Sixth, Hohmann embedded a video with his story that depicts a protest amid outdoor diners. But that’s from last week in Rochester, New York, which is 545 miles distant.
Seventh, as any reputable journalist can tell you, the devil’s always in the details. And Hohmann got a few of those wrong. For example, Hohmann wrote: “The mayor of Roanoke, Sherman Lea, allowed BLM to paint its anti-police graffiti on a portion of the highway leading up to the center square.” Actually, the “END RACISM NOW” street mural was a public arts project, conceived by locals, and deliberated on, approved and coordinated by the Roanoke Arts Commission. In that respect, “graffiti” is kind of a stretch. So is the reference to Campbell Avenue downtown as “a highway.”
There are other factual problems with Hohmann’s account which I won’t delve into because it would take up too much space. [ If you want to see more about the original article, see my web post “Why Facts Don’t Change Our Minds” ] Finally, there’s the issue of Hohmann himself and his freelance work. From what I can tell from his self-written biographical information, his articles have mostly appeared on WND.com. That’s problematic and calls much into question.

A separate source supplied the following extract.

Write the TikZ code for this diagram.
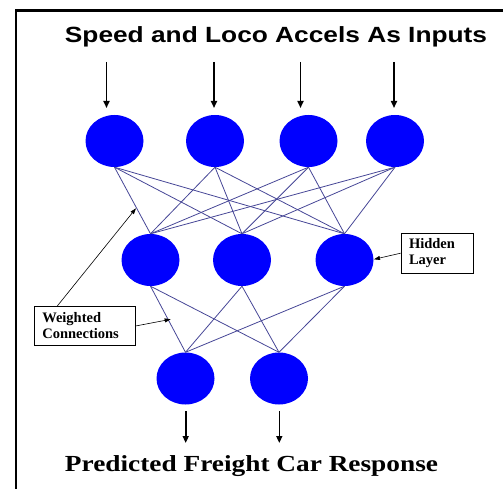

Going back nearly a decade, WND.com was a primary purveyor of the “birther” smear that claimed Barack Obama was ineligible to serve as president because he wasn’t a natural-born citizen. The website is still around. But its glory days have faded somewhat from the time when WND.com was known as one of the biggest fake-news sites on the internet. What self-respecting journalist would ever brag he worked for them?
Anyway, because we’re getting calls and emails about it — and because 202 Social House is, too — all of the above may be worth a few minutes of your attention. Which account should you trust? This one, with real names of real people? Or the other, which cites a single source whose fake name was made up by the author?
“If you’re able to contact anyone who was involved in this incident, please have them reach out to the Roanoke Police Department so we can speak with them about this situation,” said Cline, the police spokeswoman. Emily Ford of 202 Social House isn’t going to hold her breath waiting for substantiation. “I think we all know there’s a lot of fake stuff on the internet,” she said.